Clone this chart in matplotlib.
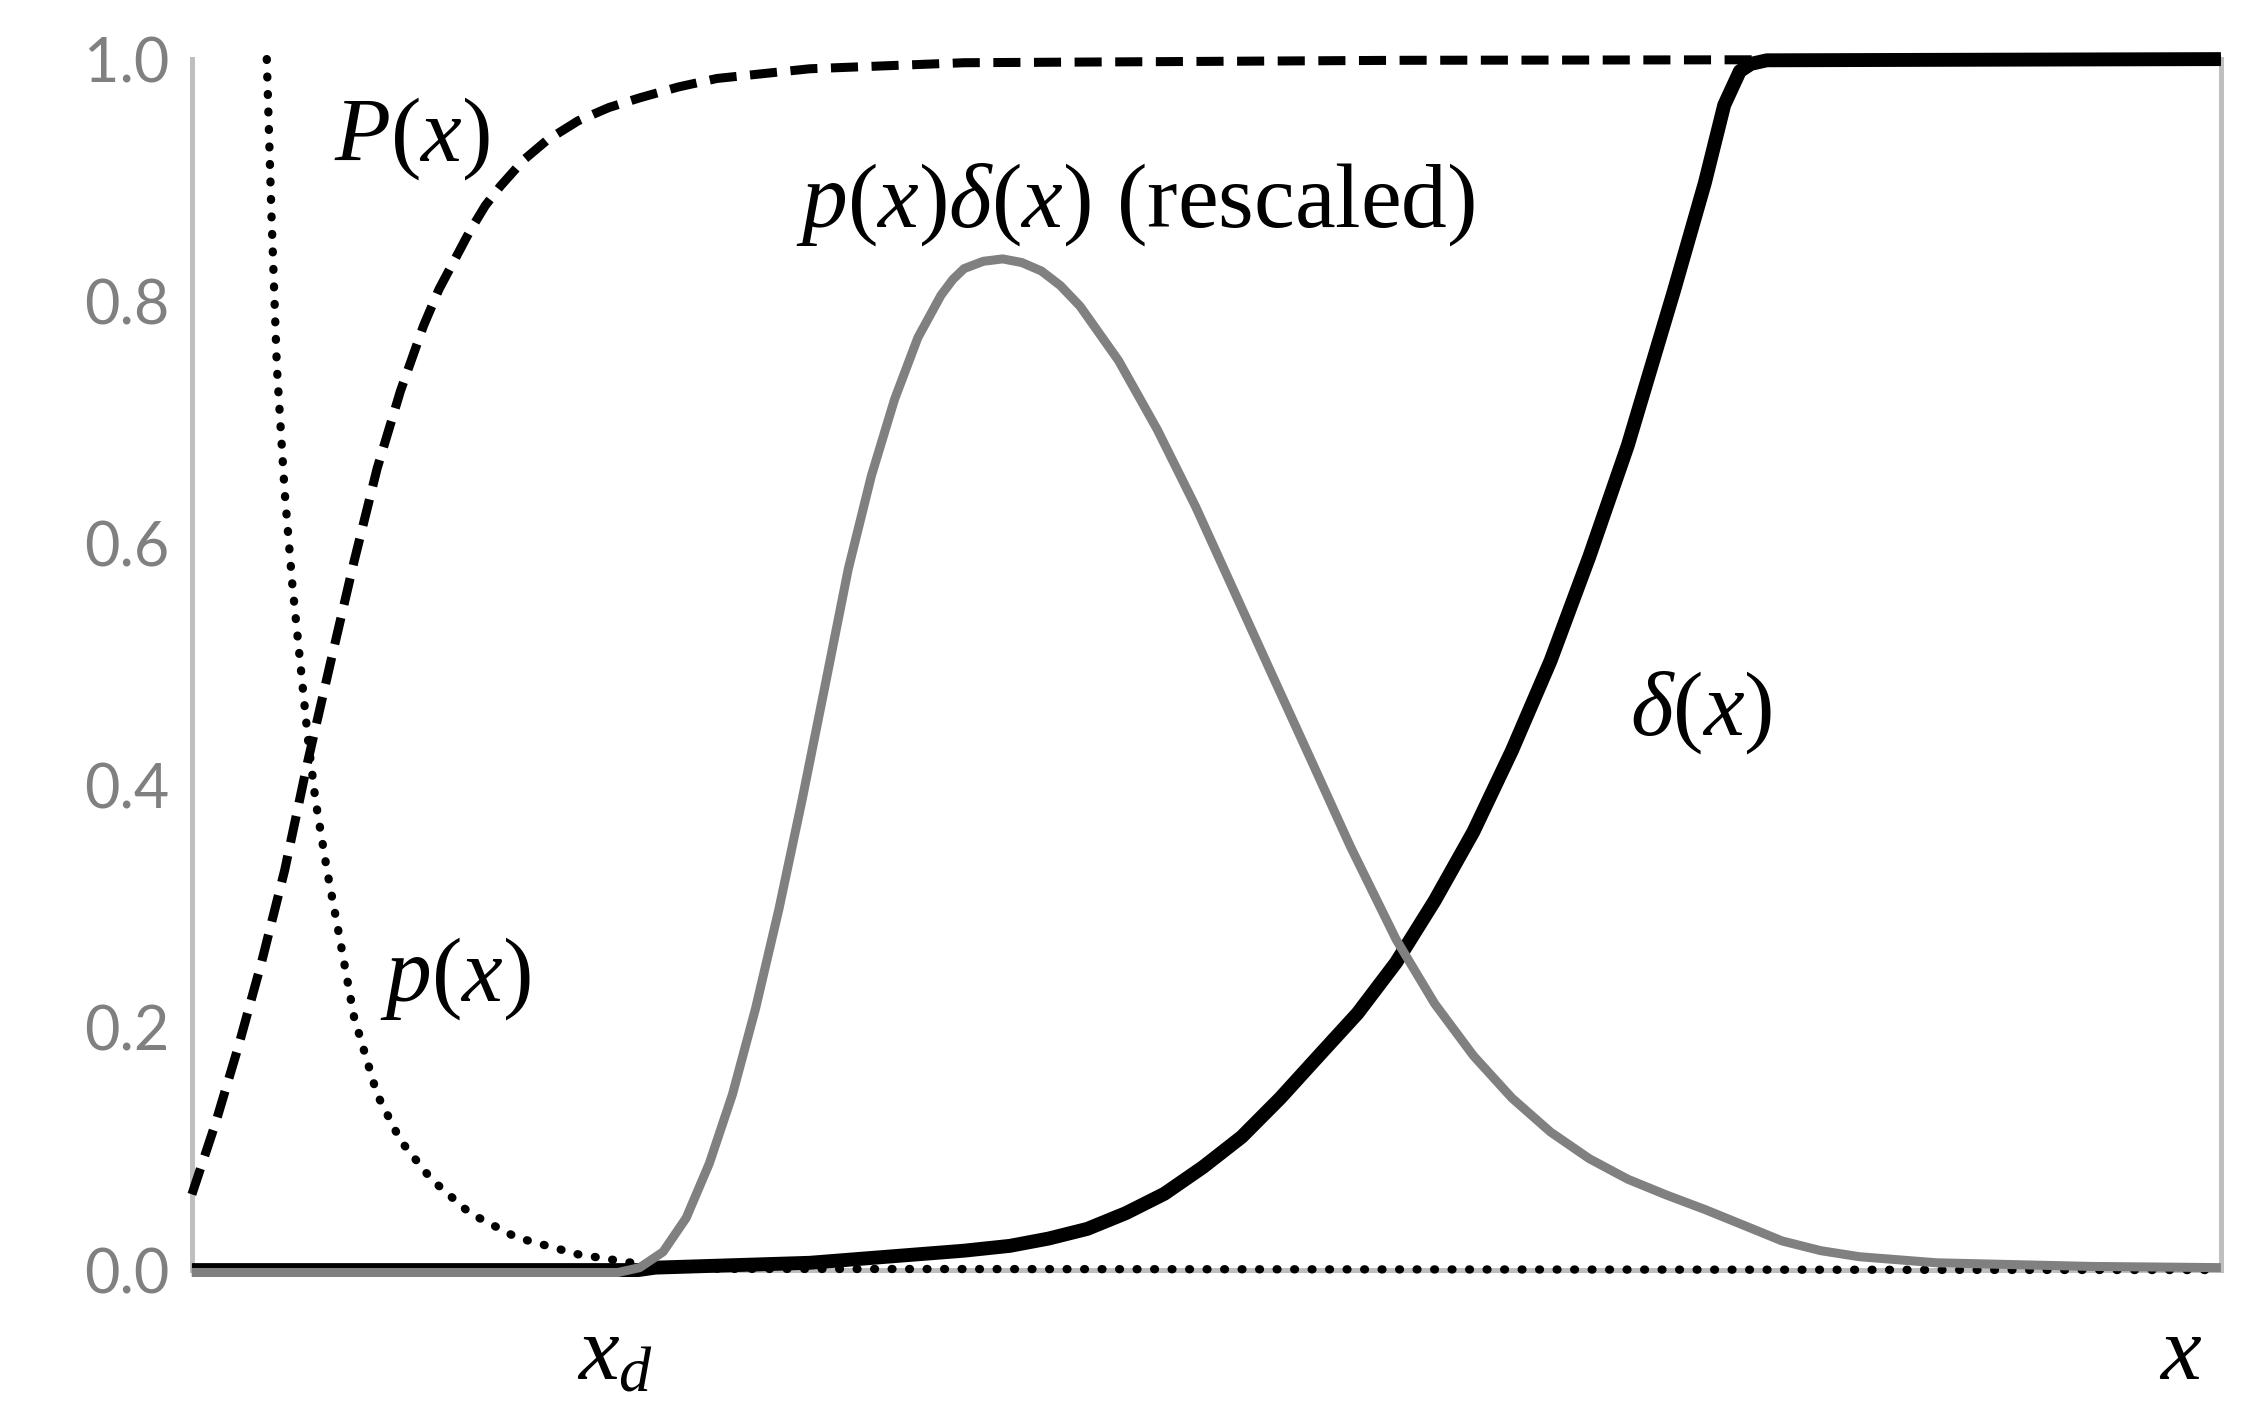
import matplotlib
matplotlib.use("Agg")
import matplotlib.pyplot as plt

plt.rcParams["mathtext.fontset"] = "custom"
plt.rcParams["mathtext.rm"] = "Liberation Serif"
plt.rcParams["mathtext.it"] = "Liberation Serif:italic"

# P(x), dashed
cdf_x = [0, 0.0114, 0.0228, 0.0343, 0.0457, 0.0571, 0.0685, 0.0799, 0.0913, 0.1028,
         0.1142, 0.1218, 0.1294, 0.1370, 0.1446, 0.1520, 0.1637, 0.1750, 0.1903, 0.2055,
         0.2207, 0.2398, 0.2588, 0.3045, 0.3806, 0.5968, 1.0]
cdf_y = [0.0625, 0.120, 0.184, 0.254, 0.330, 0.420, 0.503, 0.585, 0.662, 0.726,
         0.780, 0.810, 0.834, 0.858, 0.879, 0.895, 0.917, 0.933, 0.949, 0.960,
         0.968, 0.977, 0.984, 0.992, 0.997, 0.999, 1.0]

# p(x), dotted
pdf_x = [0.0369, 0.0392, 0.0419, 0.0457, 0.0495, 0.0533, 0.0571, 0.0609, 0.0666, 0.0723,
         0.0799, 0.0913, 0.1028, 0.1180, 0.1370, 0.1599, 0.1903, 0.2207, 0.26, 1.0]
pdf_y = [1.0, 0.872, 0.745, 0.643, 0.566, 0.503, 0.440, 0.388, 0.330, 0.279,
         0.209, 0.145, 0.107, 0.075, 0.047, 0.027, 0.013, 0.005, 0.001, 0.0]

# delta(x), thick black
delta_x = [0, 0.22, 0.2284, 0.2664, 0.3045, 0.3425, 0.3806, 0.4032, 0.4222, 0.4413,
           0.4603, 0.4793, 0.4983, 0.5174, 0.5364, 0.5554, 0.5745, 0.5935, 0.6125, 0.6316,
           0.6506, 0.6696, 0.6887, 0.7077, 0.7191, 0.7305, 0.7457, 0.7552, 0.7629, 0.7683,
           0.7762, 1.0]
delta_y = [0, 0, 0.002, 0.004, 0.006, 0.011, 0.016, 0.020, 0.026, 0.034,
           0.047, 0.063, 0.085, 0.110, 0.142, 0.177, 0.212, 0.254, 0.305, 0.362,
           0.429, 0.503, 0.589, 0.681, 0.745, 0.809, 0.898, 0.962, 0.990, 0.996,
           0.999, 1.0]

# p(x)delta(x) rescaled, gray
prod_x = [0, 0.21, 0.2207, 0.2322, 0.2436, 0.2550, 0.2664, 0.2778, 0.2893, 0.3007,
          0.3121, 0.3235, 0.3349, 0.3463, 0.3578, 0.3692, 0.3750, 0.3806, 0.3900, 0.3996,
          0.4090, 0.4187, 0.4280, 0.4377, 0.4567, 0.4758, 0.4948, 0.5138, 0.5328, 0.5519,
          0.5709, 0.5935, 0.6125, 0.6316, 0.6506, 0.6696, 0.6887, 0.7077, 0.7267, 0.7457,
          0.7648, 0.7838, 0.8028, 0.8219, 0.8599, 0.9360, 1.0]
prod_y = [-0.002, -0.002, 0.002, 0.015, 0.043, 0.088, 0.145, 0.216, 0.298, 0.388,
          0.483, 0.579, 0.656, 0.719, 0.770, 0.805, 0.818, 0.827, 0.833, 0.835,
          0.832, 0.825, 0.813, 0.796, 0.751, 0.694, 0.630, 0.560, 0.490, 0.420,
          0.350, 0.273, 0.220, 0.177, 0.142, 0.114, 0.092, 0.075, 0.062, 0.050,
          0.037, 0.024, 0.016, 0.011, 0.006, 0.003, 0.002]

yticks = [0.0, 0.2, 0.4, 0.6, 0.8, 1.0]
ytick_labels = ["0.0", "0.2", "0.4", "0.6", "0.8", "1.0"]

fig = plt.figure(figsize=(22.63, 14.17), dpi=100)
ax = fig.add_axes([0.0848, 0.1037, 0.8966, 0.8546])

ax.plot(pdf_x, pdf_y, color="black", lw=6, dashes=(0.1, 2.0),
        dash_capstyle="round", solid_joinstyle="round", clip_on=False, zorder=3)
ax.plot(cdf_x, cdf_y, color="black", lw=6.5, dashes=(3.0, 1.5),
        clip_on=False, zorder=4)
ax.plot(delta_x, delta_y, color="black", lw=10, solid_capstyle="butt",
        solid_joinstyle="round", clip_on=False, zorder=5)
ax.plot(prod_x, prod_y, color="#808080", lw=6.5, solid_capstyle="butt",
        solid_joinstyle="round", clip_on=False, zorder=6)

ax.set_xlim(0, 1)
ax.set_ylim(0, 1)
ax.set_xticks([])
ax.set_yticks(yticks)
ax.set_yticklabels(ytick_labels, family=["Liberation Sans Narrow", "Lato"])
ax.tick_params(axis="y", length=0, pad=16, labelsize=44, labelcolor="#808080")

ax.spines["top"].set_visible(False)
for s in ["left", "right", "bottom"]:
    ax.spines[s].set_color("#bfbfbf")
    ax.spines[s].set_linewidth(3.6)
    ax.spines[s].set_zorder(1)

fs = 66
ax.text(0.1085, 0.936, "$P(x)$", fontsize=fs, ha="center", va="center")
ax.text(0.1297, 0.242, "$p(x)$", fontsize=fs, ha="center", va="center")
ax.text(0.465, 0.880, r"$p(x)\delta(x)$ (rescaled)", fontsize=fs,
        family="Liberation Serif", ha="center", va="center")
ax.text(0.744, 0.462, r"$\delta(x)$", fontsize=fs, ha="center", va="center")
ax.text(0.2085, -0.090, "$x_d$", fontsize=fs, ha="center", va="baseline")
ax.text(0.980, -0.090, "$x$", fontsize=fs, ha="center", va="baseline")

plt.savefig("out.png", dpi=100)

● **WHAT YOU WILL DO**: Every line is to be duplicated exactly, though pictures stay out.

● **SOLUTION BELOW**:
Clone this chart in matplotlib.
import matplotlib
matplotlib.use("Agg")
import matplotlib.pyplot as plt

plt.rcParams["mathtext.fontset"] = "custom"
plt.rcParams["mathtext.rm"] = "Liberation Serif"
plt.rcParams["mathtext.it"] = "Liberation Serif:italic"

# P(x), dashed
cdf_x = [0, 0.0114, 0.0228, 0.0343, 0.0457, 0.0571, 0.0685, 0.0799, 0.0913, 0.1028,
         0.1142, 0.1218, 0.1294, 0.1370, 0.1446, 0.1520, 0.1637, 0.1750, 0.1903, 0.2055,
         0.2207, 0.2398, 0.2588, 0.3045, 0.3806, 0.5968, 1.0]
cdf_y = [0.0625, 0.120, 0.184, 0.254, 0.330, 0.420, 0.503, 0.585, 0.662, 0.726,
         0.780, 0.810, 0.834, 0.858, 0.879, 0.895, 0.917, 0.933, 0.949, 0.960,
         0.968, 0.977, 0.984, 0.992, 0.997, 0.999, 1.0]

# p(x), dotted
pdf_x = [0.0369, 0.0392, 0.0419, 0.0457, 0.0495, 0.0533, 0.0571, 0.0609, 0.0666, 0.0723,
         0.0799, 0.0913, 0.1028, 0.1180, 0.1370, 0.1599, 0.1903, 0.2207, 0.26, 1.0]
pdf_y = [1.0, 0.872, 0.745, 0.643, 0.566, 0.503, 0.440, 0.388, 0.330, 0.279,
         0.209, 0.145, 0.107, 0.075, 0.047, 0.027, 0.013, 0.005, 0.001, 0.0]

# delta(x), thick black
delta_x = [0, 0.22, 0.2284, 0.2664, 0.3045, 0.3425, 0.3806, 0.4032, 0.4222, 0.4413,
           0.4603, 0.4793, 0.4983, 0.5174, 0.5364, 0.5554, 0.5745, 0.5935, 0.6125, 0.6316,
           0.6506, 0.6696, 0.6887, 0.7077, 0.7191, 0.7305, 0.7457, 0.7552, 0.7629, 0.7683,
           0.7762, 1.0]
delta_y = [0, 0, 0.002, 0.004, 0.006, 0.011, 0.016, 0.020, 0.026, 0.034,
           0.047, 0.063, 0.085, 0.110, 0.142, 0.177, 0.212, 0.254, 0.305, 0.362,
           0.429, 0.503, 0.589, 0.681, 0.745, 0.809, 0.898, 0.962, 0.990, 0.996,
           0.999, 1.0]

# p(x)delta(x) rescaled, gray
prod_x = [0, 0.21, 0.2207, 0.2322, 0.2436, 0.2550, 0.2664, 0.2778, 0.2893, 0.3007,
          0.3121, 0.3235, 0.3349, 0.3463, 0.3578, 0.3692, 0.3750, 0.3806, 0.3900, 0.3996,
          0.4090, 0.4187, 0.4280, 0.4377, 0.4567, 0.4758, 0.4948, 0.5138, 0.5328, 0.5519,
          0.5709, 0.5935, 0.6125, 0.6316, 0.6506, 0.6696, 0.6887, 0.7077, 0.7267, 0.7457,
          0.7648, 0.7838, 0.8028, 0.8219, 0.8599, 0.9360, 1.0]
prod_y = [-0.002, -0.002, 0.002, 0.015, 0.043, 0.088, 0.145, 0.216, 0.298, 0.388,
          0.483, 0.579, 0.656, 0.719, 0.770, 0.805, 0.818, 0.827, 0.833, 0.835,
          0.832, 0.825, 0.813, 0.796, 0.751, 0.694, 0.630, 0.560, 0.490, 0.420,
          0.350, 0.273, 0.220, 0.177, 0.142, 0.114, 0.092, 0.075, 0.062, 0.050,
          0.037, 0.024, 0.016, 0.011, 0.006, 0.003, 0.002]

yticks = [0.0, 0.2, 0.4, 0.6, 0.8, 1.0]
ytick_labels = ["0.0", "0.2", "0.4", "0.6", "0.8", "1.0"]

fig = plt.figure(figsize=(22.63, 14.17), dpi=100)
ax = fig.add_axes([0.0848, 0.1037, 0.8966, 0.8546])

ax.plot(pdf_x, pdf_y, color="black", lw=6, dashes=(0.1, 2.0),
        dash_capstyle="round", solid_joinstyle="round", clip_on=False, zorder=3)
ax.plot(cdf_x, cdf_y, color="black", lw=6.5, dashes=(3.0, 1.5),
        clip_on=False, zorder=4)
ax.plot(delta_x, delta_y, color="black", lw=10, solid_capstyle="butt",
        solid_joinstyle="round", clip_on=False, zorder=5)
ax.plot(prod_x, prod_y, color="#808080", lw=6.5, solid_capstyle="butt",
        solid_joinstyle="round", clip_on=False, zorder=6)

ax.set_xlim(0, 1)
ax.set_ylim(0, 1)
ax.set_xticks([])
ax.set_yticks(yticks)
ax.set_yticklabels(ytick_labels, family=["Liberation Sans Narrow", "Lato"])
ax.tick_params(axis="y", length=0, pad=16, labelsize=44, labelcolor="#808080")

ax.spines["top"].set_visible(False)
for s in ["left", "right", "bottom"]:
    ax.spines[s].set_color("#bfbfbf")
    ax.spines[s].set_linewidth(3.6)
    ax.spines[s].set_zorder(1)

fs = 66
ax.text(0.1085, 0.936, "$P(x)$", fontsize=fs, ha="center", va="center")
ax.text(0.1297, 0.242, "$p(x)$", fontsize=fs, ha="center", va="center")
ax.text(0.465, 0.880, r"$p(x)\delta(x)$ (rescaled)", fontsize=fs,
        family="Liberation Serif", ha="center", va="center")
ax.text(0.744, 0.462, r"$\delta(x)$", fontsize=fs, ha="center", va="center")
ax.text(0.2085, -0.090, "$x_d$", fontsize=fs, ha="center", va="baseline")
ax.text(0.980, -0.090, "$x$", fontsize=fs, ha="center", va="baseline")

plt.savefig("out.png", dpi=100)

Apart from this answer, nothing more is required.